Tulisan saya sebenarnya tidak ingin membahas mengenai pengertian masochist, kafein, atau data-data ilmiah mengenai hal-hal yang berkaitan dengan itu. Saya hanya bertanya-tanya mengenai hubungan masochist dan kopi secara sederhana. Apakah kopi (bukan) masochist?

Banyak orang bilang, kopi menyebabkan rasa kantuk hilang, tapi beberapa orang termasuk saya dan sebagian teman saya mengatakan tidak ada pengaruh antara kopi dan mengantuk. Entah ini karena sugesti atau tubuh yang sudah semakin kebal terhadap kadar kafein dalam kopi yang biasa kami minum. Saya mengakui bahwa kopi terkadang menyebabkan mual atau asam lambung meningkat, juga terkadang membuat kepala sedikit pusing. Tapi apa yang terjadi saat saya tidak mengkonsumsi kopi dalam sehari? Rasa pusing terkadang tetap saya rasakan.

Pernah saya membaca buku Cinta dalam Gelas karya Andrea Hirata, dalam buku itu ditulis bahwa kopi yang diminum menggambarkan kehidupan seseorang, semakin pahit kopinya, semakin berlika-liku pula kehidupannya. Saya penggemar kopi pahit, kopi dengan sedikit gula, atau bahkan teman-teman saya bilang “sangat” sedikit gula, kental, ampasnya hampir setengah gelas. Tulisan saya pun sering sekali menyebut kata kopi , kopi hita, atau kopi pahit. Dulu di sebuah website yang saya postingkan tulisan saya, ada seorang yang bilang “kopi pahit, apakah kita memang menyukai masochist ya?”. Komentar tersebut membuat rasa ingin tahu saya tentang masochist tergelitik. Benarkah kopi dan pahit itu identik dengan masochist? Benarkah kehidupan saya tercermin dari kopi yang diminum?

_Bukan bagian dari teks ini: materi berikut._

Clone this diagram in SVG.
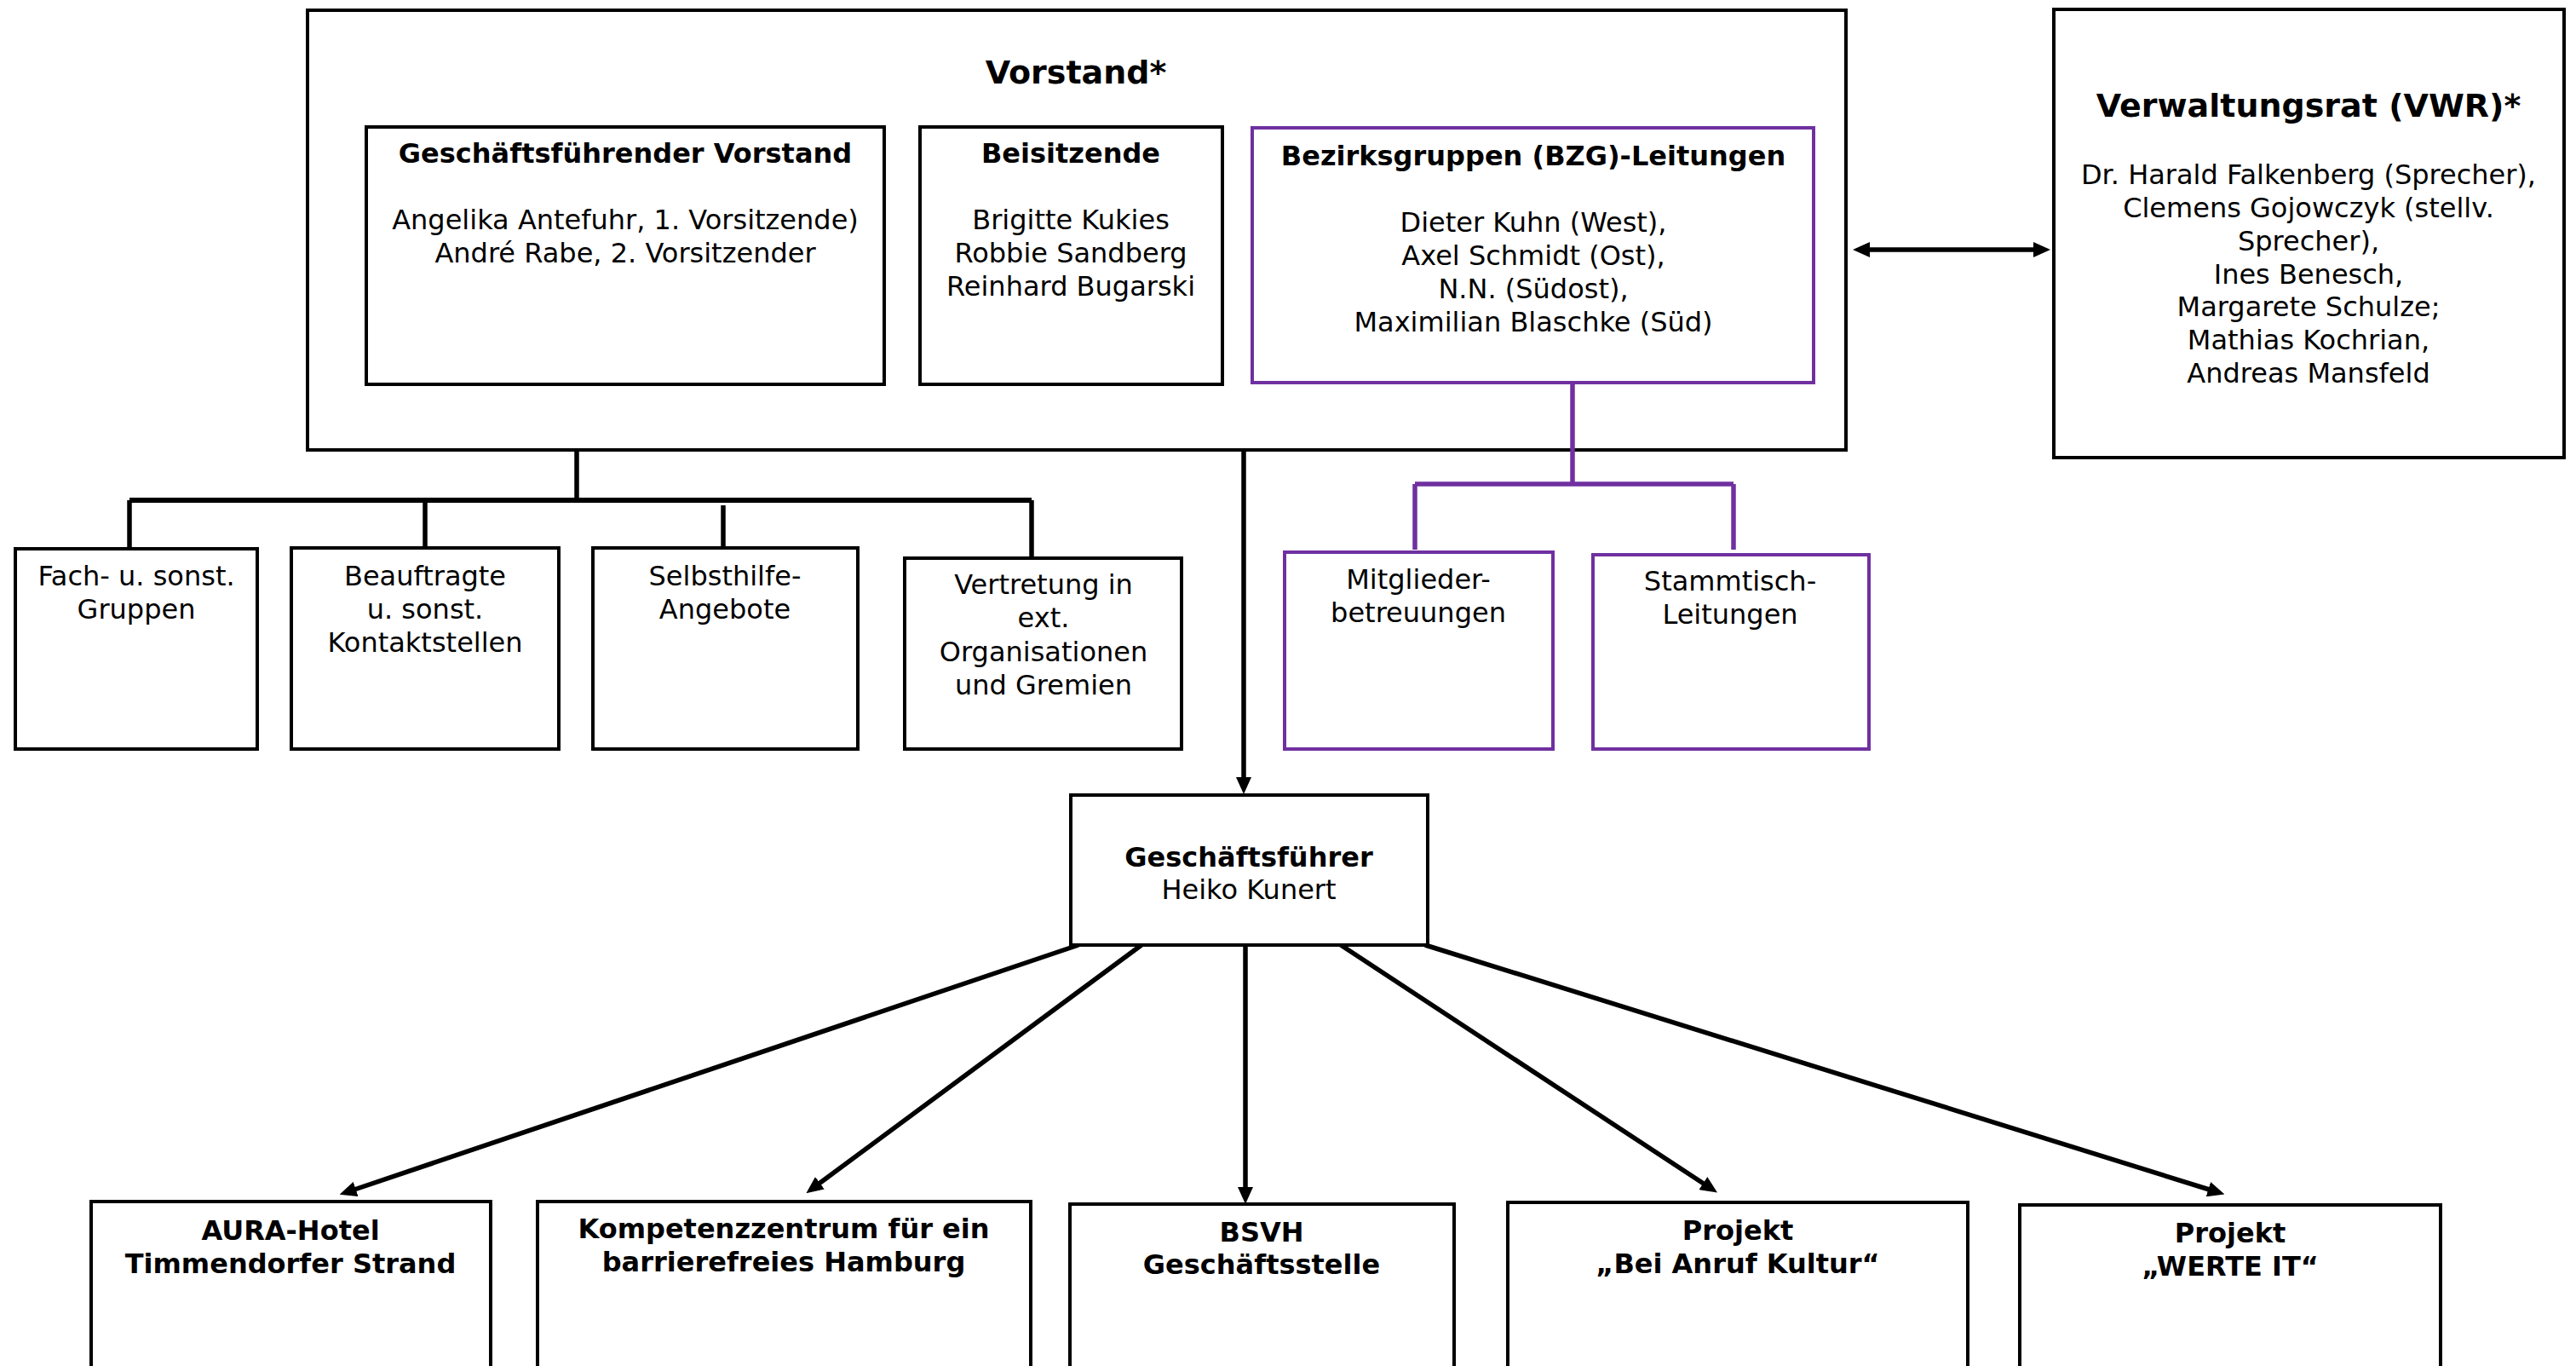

Suatu pagi, saya meracik kopi seperti biasanya, tiba-tiba muncul ide untuk menambahkan sejumlah gula ke dalam kopi saya. Alhasil pagi itu, kopi saya kemanisan (menurut saya), lalu apakah itu artinya masochist pelan-pelan menjauhi saya? Sejujurnya, saya lebih suka kopi yang pahit.

Mengkonsumsi kopi dalam jumlah yang tidak wajar mungkin menyebabkan masochist. Tapi saya benar-benar menikmati kopi, lebih dari sekedar kopi, kopi menghadirkan obrolan tentang kehidupan, santai dan pembicaraan terasa lebih ringan. Lalu, apakah benar kopi itu (bukan) masochist?